Телесная крепость, коей Хью обзавелся, готовясь к университетским «Гребным гонкам», меня, можно сказать, зачаровывала. Дистанция, которую лодки проходят на этих соревнованиях, намного, намного длиннее стандартной, и для одоления ее требуется огромная выносливость, сила и напряжение воли.
Помню, я как-то сказал ему:
— По крайней мере, репетируя ее каждый день, ты, наверное, наслаждался ощущением собственной подтянутости.
— М-м, — отозвался Хью, — во-первых, я сказал бы «тренируясь», а не «репетируя», а во-вторых, никакой подтянутости никто в это время не ощущает. На тренировках выкладываешься настолько, что все остальное время пребываешь в состоянии вялого, тупого оцепенения. Оказавшись на воде, ты рывком приводишь себя в действие, но, когда все кончается, цепенеешь снова. В общем и целом все это — бессмысленная, дурацкая мука.
— И потому ее лучше оставить каторжникам и галерным рабам, — сказал я.

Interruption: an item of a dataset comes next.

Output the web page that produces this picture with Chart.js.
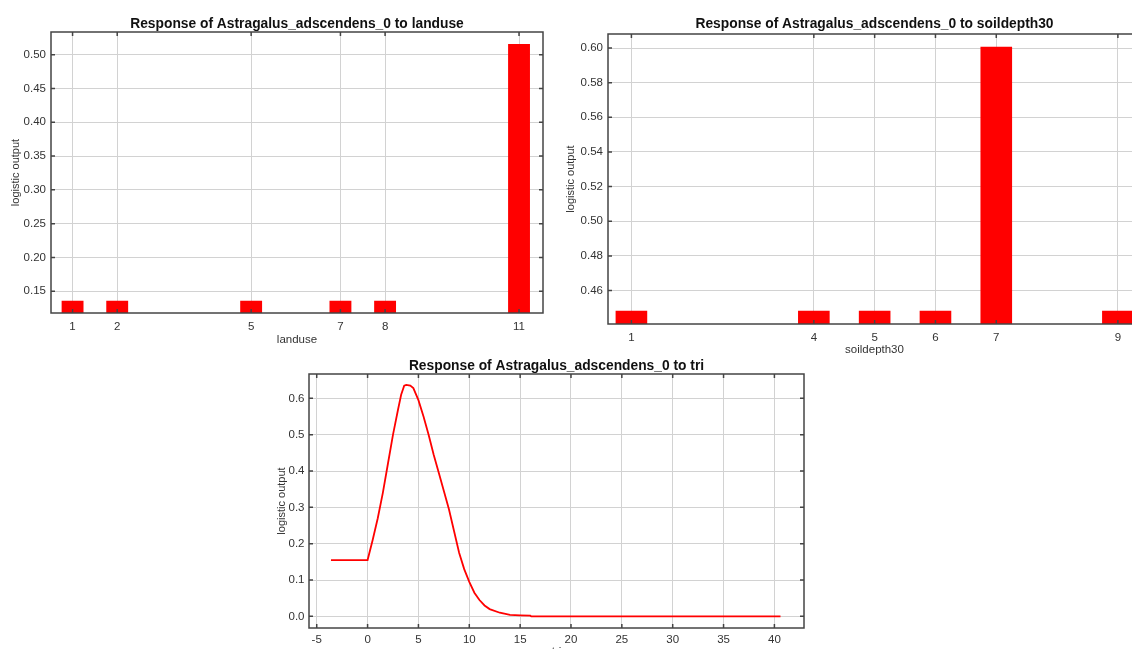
<!DOCTYPE html>
<html>
<head>
<meta charset="utf-8">
<script src="https://cdn.jsdelivr.net/npm/chart.js@4"></script>
<style>
  html, body { margin: 0; padding: 0; background: #fff; overflow: hidden; width: 1132px; height: 649px; }
  .box { position: absolute; }
</style>
</head>
<body>
<div class="box" style="left:0;top:0;width:560px;height:350px"><canvas id="landuseChart"></canvas></div>
<div class="box" style="left:560px;top:0;width:600px;height:365px"><canvas id="soilChart"></canvas></div>
<div class="box" style="left:270px;top:350px;width:560px;height:320px"><canvas id="triChart"></canvas></div>
<script>
const landuseCats = [1, 2, 5, 7, 8, 11];
const landuseVals = [0.136, 0.136, 0.136, 0.136, 0.136, 0.516];
const landuseYTicks = [0.15, 0.20, 0.25, 0.30, 0.35, 0.40, 0.45, 0.50];

const soilCats = [1, 4, 5, 6, 7, 9];
const soilVals = [0.4483, 0.4483, 0.4483, 0.4483, 0.6008, 0.4483];
const soilYTicks = [0.46, 0.48, 0.50, 0.52, 0.54, 0.56, 0.58, 0.60];

const triX = [-3.6, 0, 0.5, 1, 1.5, 2, 2.5, 3, 3.3, 3.6, 3.8, 4.2, 4.5, 5, 5.5, 6, 6.5, 7, 7.5, 8, 8.5, 9, 9.5, 10, 10.5, 11, 11.5, 12, 13, 14, 15, 16, 16.1, 40.6];
const triY = [0.155, 0.155, 0.21, 0.27, 0.34, 0.42, 0.50, 0.57, 0.61, 0.635, 0.637, 0.635, 0.628, 0.595, 0.55, 0.50, 0.445, 0.395, 0.345, 0.295, 0.235, 0.175, 0.13, 0.095, 0.065, 0.045, 0.03, 0.02, 0.01, 0.004, 0.003, 0.002, 0.0, 0.0];
const triXTicks = [-5, 0, 5, 10, 15, 20, 25, 30, 35, 40];
const triYTicks = [0.0, 0.1, 0.2, 0.3, 0.4, 0.5, 0.6];

const FONT = '"Liberation Sans", Arial, sans-serif';
Chart.defaults.font.family = FONT;
Chart.defaults.color = '#333';

// box round the plot, small inward tick marks, title centred on the plot
const framePlugin = {
  id: 'frame',
  afterDraw(chart, args, opts) {
    const { ctx, chartArea: a, scales: { x, y } } = chart;
    ctx.save();
    ctx.strokeStyle = '#444';
    ctx.lineWidth = 1.5;
    ctx.beginPath();
    x.ticks.forEach((t) => {
      const px = x.getPixelForValue(t.value);
      ctx.moveTo(px, a.top); ctx.lineTo(px, a.top + 4);
      ctx.moveTo(px, a.bottom); ctx.lineTo(px, a.bottom - 4);
    });
    y.ticks.forEach((t) => {
      const py = y.getPixelForValue(t.value);
      ctx.moveTo(a.left, py); ctx.lineTo(a.left + 4, py);
      ctx.moveTo(a.right, py); ctx.lineTo(a.right - 4, py);
    });
    ctx.stroke();
    ctx.strokeRect(a.left, a.top, a.right - a.left, a.bottom - a.top);
    ctx.font = 'bold 13.8px ' + FONT;
    ctx.fillStyle = '#111';
    ctx.textAlign = 'center';
    ctx.textBaseline = 'middle';
    ctx.fillText(opts.text, (a.left + a.right) / 2, opts.y);
    ctx.restore();
  }
};

function axisX(min, max, ticks, title, fmt, height, tickPad, titlePad) {
  return {
    type: 'linear', min, max, offset: false,
    afterBuildTicks: (s) => { s.ticks = ticks.map((v) => ({ value: v })); },
    afterFit: (s) => { s.height = height; },
    grid: { color: '#d2d2d2', drawTicks: false, offset: false },
    border: { display: false },
    ticks: { font: { size: 11.5 }, padding: tickPad, maxRotation: 0, autoSkip: false, callback: fmt },
    title: { display: true, text: title, font: { size: 11.5 }, padding: { top: 0, bottom: titlePad } }
  };
}

function axisY(min, max, ticks, fmt, width, tickPad, titlePad) {
  return {
    type: 'linear', min, max, beginAtZero: false,
    afterBuildTicks: (s) => { s.ticks = ticks.map((v) => ({ value: v })); },
    afterFit: (s) => { s.width = width; },
    grid: { color: '#d2d2d2', drawTicks: false },
    border: { display: false },
    ticks: { font: { size: 11.5 }, padding: tickPad, autoSkip: false, callback: fmt },
    title: { display: true, text: 'logistic output', font: { size: 11 }, padding: { top: titlePad, bottom: 0 } }
  };
}

function barChart(id, cats, vals, yTicks, cfg) {
  return new Chart(document.getElementById(id), {
    type: 'bar',
    data: {
      datasets: [{
        data: cats.map((c, i) => ({ x: c, y: vals[i] })),
        backgroundColor: '#ff0000',
        borderWidth: 0,
        categoryPercentage: 1,
        barPercentage: cfg.barPct
      }]
    },
    options: {
      responsive: true, maintainAspectRatio: false, animation: false,
      layout: { padding: cfg.pad },
      plugins: { legend: { display: false }, tooltip: { enabled: false }, frame: { text: cfg.title, y: cfg.titleY } },
      scales: {
        x: axisX(cfg.xMin, cfg.xMax, cats, cfg.xTitle, (v) => String(v), cfg.xH, cfg.xTickPad, cfg.xTitlePad),
        y: axisY(cfg.yMin, cfg.yMax, yTicks, (v) => Number(v).toFixed(2), cfg.yW, cfg.yTickPad, cfg.yTitlePad)
      }
    },
    plugins: [framePlugin]
  });
}

barChart('landuseChart', landuseCats, landuseVals, landuseYTicks, {
  title: 'Response of Astragalus_adscendens_0 to landuse', titleY: 24,
  barPct: 0.49, pad: { left: 0, top: 32, right: 17, bottom: 0 },
  xMin: 0.517, xMax: 11.537, xTitle: 'landuse', xH: 37, xTickPad: 7, xTitlePad: 3,
  yMin: 0.1177, yMax: 0.5337, yW: 51, yTickPad: 5, yTitlePad: 9
});

barChart('soilChart', soilCats, soilVals, soilYTicks, {
  title: 'Response of Astragalus_adscendens_0 to soildepth30', titleY: 24,
  barPct: 0.52, pad: { left: 0, top: 34, right: 19, bottom: 0 },
  xMin: 0.615, xMax: 9.38, xTitle: 'soildepth30', xH: 41, xTickPad: 7, xTitlePad: 8,
  yMin: 0.4407, yMax: 0.6081, yW: 48, yTickPad: 5, yTitlePad: 4
});

new Chart(document.getElementById('triChart'), {
  type: 'line',
  data: {
    datasets: [{
      data: triX.map((x, i) => ({ x, y: triY[i] })),
      borderColor: '#ff0000',
      borderWidth: 1.8,
      pointRadius: 0,
      tension: 0,
      fill: false
    }]
  },
  options: {
    responsive: true, maintainAspectRatio: false, animation: false,
    layout: { padding: { left: 0, top: 24, right: 26, bottom: 0 } },
    plugins: { legend: { display: false }, tooltip: { enabled: false }, frame: { text: 'Response of Astragalus_adscendens_0 to tri', y: 16 } },
    scales: {
      x: axisX(-5.76, 42.91, triXTicks, 'tri', (v) => String(v), 42, 5, 11),
      y: axisY(-0.032, 0.667, triYTicks, (v) => Number(v).toFixed(1), 39, 4.5, 5)
    }
  },
  plugins: [framePlugin]
});
</script>
</body>
</html>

Но как гордился бы я собой, если бы смог когда-нибудь совершить нечто, сопряженное с такими же редкостными усилиями, устрашающим трудом, запредельным, диким напряжением сил, каких требуют подготовка к «Гребным гонкам» и участие в них.

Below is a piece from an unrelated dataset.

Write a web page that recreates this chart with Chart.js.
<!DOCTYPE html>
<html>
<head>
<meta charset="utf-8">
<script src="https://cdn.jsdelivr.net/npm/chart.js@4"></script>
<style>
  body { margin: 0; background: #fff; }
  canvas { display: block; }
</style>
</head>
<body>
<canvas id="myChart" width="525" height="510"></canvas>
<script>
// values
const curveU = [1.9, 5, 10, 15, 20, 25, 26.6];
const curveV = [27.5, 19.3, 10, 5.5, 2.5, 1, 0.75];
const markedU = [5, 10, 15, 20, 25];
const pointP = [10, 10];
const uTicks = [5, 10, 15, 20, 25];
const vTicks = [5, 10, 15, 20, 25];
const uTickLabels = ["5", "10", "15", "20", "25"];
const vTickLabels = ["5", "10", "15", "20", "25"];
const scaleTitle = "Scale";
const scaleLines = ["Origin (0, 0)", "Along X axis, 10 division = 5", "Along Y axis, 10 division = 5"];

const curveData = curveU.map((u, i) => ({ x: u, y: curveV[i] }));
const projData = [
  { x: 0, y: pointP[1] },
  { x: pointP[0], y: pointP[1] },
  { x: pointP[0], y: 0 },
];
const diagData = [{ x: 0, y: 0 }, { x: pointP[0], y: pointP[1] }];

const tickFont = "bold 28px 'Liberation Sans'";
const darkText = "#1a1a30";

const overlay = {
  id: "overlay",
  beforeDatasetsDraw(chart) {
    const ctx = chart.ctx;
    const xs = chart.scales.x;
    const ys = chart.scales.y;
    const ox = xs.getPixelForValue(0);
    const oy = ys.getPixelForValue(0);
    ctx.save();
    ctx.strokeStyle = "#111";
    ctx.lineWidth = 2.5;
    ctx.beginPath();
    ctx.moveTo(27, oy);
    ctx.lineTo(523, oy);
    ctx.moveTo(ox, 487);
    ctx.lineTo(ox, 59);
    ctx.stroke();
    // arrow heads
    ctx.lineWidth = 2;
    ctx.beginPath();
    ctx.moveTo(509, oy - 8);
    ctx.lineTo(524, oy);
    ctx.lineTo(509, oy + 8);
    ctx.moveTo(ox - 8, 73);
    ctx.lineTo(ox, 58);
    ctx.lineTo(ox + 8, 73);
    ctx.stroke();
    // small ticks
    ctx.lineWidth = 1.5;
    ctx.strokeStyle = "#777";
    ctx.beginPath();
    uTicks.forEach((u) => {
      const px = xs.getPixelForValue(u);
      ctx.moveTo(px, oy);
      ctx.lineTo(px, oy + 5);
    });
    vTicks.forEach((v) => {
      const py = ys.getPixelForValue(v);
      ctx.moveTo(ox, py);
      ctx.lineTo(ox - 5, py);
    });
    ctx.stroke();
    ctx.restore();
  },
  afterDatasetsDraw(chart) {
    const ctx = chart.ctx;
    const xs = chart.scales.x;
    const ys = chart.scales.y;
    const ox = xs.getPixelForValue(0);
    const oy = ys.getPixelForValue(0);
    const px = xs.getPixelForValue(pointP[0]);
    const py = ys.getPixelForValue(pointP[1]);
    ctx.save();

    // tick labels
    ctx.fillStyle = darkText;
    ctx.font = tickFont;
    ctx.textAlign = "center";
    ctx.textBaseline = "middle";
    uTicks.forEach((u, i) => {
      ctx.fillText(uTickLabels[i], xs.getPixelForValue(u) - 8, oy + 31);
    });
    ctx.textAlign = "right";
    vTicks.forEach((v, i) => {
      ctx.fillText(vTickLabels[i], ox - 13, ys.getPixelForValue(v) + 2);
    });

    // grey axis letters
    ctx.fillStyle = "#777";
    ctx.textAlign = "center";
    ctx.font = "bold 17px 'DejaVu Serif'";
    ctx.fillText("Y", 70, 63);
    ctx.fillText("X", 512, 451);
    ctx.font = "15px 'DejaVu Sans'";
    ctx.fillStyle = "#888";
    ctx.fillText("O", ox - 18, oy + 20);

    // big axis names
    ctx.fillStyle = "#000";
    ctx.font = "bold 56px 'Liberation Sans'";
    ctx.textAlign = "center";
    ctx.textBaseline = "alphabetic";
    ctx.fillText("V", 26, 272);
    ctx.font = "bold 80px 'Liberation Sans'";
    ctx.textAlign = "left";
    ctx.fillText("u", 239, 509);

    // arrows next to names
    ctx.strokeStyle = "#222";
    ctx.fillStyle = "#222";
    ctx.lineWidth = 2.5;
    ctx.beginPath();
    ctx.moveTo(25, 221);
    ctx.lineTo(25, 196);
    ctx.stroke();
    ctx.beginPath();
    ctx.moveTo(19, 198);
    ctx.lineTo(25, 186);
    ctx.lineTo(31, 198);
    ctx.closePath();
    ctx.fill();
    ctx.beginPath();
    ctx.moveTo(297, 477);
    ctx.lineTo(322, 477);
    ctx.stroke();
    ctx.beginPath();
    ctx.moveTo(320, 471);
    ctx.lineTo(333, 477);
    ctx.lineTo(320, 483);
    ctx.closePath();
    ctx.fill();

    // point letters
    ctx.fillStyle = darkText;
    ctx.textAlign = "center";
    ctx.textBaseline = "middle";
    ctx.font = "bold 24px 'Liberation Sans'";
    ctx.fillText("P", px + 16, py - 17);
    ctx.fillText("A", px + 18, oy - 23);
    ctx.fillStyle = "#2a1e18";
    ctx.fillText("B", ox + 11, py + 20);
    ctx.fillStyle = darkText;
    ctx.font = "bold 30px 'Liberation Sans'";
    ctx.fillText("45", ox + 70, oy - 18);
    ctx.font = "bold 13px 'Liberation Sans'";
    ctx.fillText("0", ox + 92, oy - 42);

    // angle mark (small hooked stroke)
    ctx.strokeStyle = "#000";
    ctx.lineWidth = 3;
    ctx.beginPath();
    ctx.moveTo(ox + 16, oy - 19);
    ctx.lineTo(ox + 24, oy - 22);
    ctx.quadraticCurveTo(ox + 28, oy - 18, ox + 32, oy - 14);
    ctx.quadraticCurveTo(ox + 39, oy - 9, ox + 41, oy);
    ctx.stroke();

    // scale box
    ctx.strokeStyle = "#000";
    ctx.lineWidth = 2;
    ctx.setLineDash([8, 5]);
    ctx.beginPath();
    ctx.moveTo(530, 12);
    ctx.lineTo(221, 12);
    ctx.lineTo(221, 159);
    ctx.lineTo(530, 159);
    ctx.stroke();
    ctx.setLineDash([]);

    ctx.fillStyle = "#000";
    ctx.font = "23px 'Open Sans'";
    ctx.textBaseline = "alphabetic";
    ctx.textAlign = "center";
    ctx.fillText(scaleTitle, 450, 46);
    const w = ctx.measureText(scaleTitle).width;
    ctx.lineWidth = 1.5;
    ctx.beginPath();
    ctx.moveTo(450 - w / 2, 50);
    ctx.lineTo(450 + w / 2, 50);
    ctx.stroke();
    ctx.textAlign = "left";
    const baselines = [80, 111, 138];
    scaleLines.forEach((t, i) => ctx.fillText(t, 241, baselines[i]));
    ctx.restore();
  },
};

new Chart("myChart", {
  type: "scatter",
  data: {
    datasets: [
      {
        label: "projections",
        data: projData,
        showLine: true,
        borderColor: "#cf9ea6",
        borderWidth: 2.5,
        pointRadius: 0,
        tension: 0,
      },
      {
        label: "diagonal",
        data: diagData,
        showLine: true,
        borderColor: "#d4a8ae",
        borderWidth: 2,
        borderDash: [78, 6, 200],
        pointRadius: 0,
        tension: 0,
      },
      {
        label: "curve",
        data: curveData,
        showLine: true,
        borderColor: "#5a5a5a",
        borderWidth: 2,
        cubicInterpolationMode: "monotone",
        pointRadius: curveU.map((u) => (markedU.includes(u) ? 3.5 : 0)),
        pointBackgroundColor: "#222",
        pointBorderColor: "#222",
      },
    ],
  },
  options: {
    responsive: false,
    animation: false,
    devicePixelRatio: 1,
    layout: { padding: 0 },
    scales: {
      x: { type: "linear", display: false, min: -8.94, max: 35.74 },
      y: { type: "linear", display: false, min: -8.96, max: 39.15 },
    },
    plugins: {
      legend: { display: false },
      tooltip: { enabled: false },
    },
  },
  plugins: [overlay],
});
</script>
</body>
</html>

В клубной Хью, покончив с последними крохами «Капризника» и остатками молочных коктейлей, садился за пианино, а я наблюдал за ним с еще пущими восхищением и завистью. Он наделен безошибочным музыкальным слухом, позволяющим безо всяких нот играть что угодно с полной и безупречной гармонизацией. Собственно говоря, нот он читать и не умеет. Гитара, пианино, губная гармошка, саксофон, ударные — я слышал, как Хью играл на всем этом, слышал, как он пел блюзовым голосом, за обладание коим я отдал бы обе ноги. Наверное, меня это должно было донимать, однако на самом деле я безумно гордился им.
Мне до чрезвычайности повезло в том, что при всей красоте, талантливости, забавности, обаянии и уме Хью, он ни единого раза не породил во мне ни малейшего эротического возбуждения. Какой катастрофой могло бы стать оно для нас обоих, каким мучительным затруднением, каким гибельным бедствием для моего счастья, его спокойствия и общего нашего будущего комедийных партнеров. А так наше мгновенно возникшее расположение и симпатия друг к другу развились в глубокую, неисчерпаемую и совершенную взаимную любовь, которая за последние тридцать лет лишь усилилась. Он — лучший и умнейший человек, какого я когда-либо знал, как пишет Ватсон о Холмсе. Пожалуй, на этом мне лучше и остановиться, пока я не залился, как последний дурак, слезами.